[begin Provided records]

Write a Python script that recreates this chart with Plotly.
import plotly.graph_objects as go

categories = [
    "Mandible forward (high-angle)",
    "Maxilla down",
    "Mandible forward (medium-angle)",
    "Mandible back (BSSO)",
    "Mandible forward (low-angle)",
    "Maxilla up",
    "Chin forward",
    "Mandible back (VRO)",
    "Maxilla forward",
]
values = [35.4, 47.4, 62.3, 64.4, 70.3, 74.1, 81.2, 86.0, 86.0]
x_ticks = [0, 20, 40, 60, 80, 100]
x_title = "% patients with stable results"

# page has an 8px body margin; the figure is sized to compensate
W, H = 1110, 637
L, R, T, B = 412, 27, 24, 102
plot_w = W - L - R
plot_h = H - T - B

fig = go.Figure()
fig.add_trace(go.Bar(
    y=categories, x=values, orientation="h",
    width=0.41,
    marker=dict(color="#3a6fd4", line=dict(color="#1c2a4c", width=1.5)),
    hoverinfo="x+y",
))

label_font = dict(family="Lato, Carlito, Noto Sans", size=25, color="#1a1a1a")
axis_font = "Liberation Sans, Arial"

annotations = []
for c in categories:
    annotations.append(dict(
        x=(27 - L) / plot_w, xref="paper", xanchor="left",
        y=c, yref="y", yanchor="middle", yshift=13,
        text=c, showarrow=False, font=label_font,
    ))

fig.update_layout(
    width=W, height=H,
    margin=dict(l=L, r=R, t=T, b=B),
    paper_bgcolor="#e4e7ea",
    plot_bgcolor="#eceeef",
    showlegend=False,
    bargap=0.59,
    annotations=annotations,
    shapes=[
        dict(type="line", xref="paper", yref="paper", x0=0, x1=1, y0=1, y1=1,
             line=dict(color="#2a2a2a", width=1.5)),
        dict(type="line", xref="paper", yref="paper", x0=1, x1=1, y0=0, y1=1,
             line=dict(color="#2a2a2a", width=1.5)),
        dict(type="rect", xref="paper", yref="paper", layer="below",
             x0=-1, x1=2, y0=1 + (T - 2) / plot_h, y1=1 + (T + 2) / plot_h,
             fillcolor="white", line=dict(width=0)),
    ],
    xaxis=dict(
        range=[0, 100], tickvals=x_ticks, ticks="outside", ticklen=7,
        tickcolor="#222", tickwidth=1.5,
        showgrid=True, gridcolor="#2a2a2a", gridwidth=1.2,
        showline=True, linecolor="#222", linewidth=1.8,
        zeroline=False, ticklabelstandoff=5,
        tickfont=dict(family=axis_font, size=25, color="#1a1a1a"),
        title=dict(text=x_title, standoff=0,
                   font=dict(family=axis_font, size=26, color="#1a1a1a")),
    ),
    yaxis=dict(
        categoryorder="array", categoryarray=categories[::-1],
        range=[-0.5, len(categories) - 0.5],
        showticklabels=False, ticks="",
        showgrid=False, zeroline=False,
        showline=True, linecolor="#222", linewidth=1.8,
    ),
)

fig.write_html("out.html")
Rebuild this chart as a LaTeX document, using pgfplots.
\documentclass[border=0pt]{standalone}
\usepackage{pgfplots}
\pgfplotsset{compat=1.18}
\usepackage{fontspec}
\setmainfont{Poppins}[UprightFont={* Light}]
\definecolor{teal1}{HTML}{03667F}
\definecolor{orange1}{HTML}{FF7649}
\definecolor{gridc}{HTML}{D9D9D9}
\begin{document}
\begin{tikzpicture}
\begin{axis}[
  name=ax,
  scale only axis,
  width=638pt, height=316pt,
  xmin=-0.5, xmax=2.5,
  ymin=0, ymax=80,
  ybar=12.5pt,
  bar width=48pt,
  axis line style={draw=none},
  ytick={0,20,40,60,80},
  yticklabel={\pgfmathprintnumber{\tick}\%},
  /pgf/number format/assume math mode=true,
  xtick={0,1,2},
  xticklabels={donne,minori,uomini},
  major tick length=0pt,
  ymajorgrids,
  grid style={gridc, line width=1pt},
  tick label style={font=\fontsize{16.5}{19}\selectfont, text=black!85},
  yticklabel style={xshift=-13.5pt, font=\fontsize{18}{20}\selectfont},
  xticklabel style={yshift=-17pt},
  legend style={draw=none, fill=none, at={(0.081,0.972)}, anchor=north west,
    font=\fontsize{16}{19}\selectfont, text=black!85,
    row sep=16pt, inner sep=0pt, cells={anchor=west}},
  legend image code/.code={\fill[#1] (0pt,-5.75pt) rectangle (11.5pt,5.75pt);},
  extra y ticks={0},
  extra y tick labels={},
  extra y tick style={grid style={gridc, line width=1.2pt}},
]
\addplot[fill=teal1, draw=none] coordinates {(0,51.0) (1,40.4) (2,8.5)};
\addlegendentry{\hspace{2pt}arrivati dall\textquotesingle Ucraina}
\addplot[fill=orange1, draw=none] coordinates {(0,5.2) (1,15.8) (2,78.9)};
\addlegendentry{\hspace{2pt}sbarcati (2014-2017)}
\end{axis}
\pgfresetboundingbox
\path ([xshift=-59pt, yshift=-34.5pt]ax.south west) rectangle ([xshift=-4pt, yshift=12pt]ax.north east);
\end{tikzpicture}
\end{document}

[end Provided records]
[begin Provided records]

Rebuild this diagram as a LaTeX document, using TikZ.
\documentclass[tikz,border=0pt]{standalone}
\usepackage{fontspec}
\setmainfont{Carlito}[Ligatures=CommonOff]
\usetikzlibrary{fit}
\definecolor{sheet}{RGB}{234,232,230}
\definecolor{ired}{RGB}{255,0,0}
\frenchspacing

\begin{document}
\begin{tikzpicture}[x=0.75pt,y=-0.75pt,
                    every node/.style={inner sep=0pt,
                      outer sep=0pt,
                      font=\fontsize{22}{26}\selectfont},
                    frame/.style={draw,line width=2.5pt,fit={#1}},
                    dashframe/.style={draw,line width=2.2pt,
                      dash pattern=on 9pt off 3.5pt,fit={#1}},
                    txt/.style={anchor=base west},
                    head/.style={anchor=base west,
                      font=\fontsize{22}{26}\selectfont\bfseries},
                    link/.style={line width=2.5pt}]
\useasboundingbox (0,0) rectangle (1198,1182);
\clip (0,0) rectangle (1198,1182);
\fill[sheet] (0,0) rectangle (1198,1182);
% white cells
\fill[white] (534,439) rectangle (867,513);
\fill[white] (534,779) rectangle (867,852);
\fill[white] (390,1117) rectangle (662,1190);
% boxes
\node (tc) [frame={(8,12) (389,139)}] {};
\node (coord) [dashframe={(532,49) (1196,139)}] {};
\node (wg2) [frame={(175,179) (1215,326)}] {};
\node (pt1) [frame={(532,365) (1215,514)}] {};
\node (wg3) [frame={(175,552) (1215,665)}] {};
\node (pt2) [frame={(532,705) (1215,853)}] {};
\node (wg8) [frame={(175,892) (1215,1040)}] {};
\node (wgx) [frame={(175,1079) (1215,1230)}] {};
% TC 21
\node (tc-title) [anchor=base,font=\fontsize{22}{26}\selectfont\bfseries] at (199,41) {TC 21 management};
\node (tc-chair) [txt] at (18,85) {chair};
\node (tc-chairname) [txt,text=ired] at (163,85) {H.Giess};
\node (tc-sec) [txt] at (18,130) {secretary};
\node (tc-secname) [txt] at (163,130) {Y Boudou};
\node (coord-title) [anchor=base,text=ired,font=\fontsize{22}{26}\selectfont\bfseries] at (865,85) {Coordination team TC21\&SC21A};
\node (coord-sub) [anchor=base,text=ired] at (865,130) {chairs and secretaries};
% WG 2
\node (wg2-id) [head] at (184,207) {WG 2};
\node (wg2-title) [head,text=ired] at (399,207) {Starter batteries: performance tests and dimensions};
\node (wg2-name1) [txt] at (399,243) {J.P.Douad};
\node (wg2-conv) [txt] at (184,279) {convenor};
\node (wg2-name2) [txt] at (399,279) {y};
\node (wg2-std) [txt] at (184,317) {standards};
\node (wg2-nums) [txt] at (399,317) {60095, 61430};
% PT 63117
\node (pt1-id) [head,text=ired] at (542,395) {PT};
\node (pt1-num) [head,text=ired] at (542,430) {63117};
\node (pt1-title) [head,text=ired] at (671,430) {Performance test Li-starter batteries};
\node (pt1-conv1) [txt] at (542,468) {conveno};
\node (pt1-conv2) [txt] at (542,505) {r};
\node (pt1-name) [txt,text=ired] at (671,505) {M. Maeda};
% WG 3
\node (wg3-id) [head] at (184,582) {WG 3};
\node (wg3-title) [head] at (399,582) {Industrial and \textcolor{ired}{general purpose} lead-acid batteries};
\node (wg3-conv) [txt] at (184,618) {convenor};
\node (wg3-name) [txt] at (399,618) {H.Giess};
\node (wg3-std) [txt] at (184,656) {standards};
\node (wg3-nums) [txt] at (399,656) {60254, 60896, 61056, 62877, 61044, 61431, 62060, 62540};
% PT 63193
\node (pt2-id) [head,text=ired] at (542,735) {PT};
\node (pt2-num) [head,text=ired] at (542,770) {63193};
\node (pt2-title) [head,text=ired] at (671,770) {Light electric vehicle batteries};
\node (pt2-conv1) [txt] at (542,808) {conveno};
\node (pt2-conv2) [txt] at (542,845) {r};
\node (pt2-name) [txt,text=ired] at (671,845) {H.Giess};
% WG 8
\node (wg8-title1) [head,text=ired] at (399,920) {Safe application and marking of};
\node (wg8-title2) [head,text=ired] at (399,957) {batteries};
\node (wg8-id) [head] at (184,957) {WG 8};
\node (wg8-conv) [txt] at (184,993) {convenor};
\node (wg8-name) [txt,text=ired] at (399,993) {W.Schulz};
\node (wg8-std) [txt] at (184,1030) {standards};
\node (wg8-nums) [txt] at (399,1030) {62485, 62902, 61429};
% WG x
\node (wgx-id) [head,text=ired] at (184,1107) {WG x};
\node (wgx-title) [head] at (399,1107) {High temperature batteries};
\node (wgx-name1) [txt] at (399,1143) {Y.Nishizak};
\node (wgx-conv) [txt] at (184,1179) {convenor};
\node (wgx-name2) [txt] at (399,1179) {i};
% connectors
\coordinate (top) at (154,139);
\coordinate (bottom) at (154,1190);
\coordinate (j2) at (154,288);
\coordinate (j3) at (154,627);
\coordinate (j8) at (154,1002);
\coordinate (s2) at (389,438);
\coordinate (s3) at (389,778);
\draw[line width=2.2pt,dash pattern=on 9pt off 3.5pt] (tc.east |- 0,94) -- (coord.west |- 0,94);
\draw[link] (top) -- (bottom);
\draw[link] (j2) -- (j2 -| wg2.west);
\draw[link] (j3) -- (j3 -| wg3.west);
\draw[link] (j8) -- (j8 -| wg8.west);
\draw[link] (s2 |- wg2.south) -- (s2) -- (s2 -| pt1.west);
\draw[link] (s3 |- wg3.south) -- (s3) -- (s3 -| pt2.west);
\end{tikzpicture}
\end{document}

[end Provided records]
[begin Provided records]

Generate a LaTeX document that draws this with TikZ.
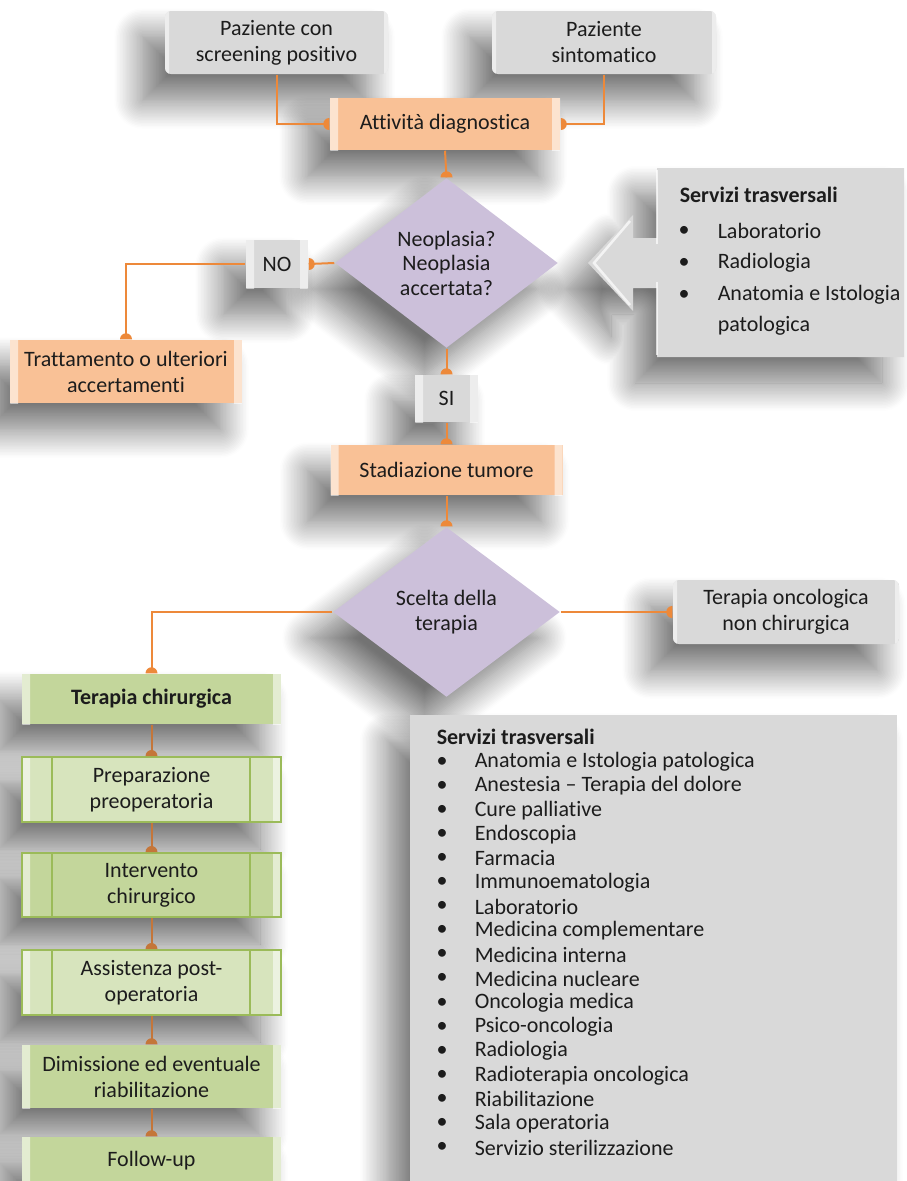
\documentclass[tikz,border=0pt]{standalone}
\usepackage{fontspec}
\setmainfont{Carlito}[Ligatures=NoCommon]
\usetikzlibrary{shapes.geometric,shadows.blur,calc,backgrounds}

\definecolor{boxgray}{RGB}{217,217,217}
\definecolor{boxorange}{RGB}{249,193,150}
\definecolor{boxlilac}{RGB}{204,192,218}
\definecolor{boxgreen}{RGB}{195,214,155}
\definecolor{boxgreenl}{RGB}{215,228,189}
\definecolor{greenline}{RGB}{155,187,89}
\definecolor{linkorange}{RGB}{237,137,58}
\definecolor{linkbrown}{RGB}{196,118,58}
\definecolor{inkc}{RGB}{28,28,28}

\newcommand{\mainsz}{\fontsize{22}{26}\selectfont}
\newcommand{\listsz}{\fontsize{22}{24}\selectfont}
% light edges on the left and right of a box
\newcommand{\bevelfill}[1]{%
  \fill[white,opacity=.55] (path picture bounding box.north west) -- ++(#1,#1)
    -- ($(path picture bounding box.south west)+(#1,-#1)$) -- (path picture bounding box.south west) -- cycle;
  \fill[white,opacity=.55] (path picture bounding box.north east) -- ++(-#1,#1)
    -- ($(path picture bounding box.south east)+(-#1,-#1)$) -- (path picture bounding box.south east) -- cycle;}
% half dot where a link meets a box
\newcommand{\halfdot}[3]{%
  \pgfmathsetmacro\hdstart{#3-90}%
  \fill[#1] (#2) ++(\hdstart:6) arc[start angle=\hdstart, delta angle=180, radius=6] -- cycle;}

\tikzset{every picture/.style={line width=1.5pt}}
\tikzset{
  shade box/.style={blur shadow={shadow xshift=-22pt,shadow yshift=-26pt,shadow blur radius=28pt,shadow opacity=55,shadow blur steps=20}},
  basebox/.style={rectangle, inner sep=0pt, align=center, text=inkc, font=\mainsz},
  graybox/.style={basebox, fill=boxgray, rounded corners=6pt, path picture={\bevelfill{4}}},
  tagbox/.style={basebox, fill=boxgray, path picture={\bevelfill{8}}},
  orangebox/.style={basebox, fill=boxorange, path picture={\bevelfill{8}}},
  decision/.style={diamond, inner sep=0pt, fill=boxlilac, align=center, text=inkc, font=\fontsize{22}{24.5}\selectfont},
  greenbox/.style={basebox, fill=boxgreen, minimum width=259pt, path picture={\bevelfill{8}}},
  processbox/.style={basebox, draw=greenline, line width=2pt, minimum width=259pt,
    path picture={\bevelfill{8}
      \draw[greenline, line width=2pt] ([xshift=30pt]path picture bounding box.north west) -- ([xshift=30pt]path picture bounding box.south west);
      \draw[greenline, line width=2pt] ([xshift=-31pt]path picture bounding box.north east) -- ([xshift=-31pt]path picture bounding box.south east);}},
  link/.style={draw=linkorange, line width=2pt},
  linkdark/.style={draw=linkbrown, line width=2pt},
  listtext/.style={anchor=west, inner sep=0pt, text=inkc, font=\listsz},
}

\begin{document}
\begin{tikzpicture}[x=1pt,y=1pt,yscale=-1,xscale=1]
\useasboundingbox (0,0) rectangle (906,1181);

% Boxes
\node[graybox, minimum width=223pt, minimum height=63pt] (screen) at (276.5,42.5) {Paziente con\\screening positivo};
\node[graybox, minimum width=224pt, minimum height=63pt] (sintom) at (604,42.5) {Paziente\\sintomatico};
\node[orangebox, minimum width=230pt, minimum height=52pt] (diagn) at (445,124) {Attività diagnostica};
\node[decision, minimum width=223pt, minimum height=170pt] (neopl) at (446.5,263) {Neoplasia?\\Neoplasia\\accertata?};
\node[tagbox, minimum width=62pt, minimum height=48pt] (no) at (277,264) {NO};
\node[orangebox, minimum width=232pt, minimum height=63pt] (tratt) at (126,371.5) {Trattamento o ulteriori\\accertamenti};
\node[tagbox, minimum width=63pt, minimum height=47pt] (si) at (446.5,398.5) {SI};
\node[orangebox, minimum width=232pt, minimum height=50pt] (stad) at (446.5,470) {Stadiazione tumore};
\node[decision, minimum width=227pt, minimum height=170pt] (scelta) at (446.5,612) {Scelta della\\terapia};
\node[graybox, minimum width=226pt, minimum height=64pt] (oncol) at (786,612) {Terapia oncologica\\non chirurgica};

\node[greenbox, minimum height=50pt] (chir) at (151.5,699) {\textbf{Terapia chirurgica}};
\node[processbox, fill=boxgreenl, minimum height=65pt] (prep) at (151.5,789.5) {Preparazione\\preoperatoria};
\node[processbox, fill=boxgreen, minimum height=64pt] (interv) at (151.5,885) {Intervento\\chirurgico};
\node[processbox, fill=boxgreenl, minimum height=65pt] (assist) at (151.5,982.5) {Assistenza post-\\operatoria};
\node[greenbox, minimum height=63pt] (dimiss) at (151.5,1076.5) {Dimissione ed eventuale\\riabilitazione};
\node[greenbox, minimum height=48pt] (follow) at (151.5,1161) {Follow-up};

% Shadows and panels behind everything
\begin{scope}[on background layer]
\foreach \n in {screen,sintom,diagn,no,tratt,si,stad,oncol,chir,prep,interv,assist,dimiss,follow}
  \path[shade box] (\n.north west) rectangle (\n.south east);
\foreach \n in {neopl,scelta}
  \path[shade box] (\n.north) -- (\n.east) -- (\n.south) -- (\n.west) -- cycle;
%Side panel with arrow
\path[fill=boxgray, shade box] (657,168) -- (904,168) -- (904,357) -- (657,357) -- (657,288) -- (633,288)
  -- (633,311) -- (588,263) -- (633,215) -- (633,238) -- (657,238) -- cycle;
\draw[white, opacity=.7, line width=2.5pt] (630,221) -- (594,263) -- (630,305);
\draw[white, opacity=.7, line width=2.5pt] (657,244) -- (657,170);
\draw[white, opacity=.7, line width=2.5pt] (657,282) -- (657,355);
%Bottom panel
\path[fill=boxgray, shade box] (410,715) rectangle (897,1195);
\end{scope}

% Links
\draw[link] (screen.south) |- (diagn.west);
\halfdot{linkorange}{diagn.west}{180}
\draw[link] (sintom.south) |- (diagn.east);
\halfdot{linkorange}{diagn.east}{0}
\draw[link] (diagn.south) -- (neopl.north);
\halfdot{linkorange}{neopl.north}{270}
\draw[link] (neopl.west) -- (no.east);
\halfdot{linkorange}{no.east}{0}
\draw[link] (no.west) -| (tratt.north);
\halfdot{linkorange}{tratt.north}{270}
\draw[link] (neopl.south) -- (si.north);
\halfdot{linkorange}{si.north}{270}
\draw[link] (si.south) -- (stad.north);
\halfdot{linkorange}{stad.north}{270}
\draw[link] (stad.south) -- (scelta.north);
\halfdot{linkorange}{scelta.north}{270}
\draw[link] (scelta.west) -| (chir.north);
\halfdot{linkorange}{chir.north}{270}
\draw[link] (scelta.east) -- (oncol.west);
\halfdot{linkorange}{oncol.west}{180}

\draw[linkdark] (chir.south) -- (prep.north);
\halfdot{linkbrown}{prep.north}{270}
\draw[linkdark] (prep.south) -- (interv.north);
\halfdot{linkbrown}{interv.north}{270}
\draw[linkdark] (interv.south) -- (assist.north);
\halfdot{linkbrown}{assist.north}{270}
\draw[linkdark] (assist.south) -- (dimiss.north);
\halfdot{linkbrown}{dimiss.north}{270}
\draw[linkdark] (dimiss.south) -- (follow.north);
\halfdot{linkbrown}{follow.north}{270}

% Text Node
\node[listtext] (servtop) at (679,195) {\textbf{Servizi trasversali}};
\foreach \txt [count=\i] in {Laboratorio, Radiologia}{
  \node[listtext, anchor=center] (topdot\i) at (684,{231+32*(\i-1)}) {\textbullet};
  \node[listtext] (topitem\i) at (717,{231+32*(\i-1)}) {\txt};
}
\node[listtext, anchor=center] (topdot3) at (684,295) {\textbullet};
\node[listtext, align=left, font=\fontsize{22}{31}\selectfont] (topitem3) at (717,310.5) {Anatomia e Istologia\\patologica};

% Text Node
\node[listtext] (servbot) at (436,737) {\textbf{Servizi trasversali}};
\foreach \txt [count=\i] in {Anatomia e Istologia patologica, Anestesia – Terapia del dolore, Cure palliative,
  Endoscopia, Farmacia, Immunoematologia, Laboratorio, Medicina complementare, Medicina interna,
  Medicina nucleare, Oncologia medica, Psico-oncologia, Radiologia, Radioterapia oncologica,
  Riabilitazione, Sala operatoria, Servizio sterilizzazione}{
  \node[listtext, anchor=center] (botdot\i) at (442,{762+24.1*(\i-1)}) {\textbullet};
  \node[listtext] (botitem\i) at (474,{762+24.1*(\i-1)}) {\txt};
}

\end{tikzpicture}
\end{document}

[end Provided records]

Exercise: In the entries above, how many lines hold the word "that"? State the number and nothing else.

Worked answer: 2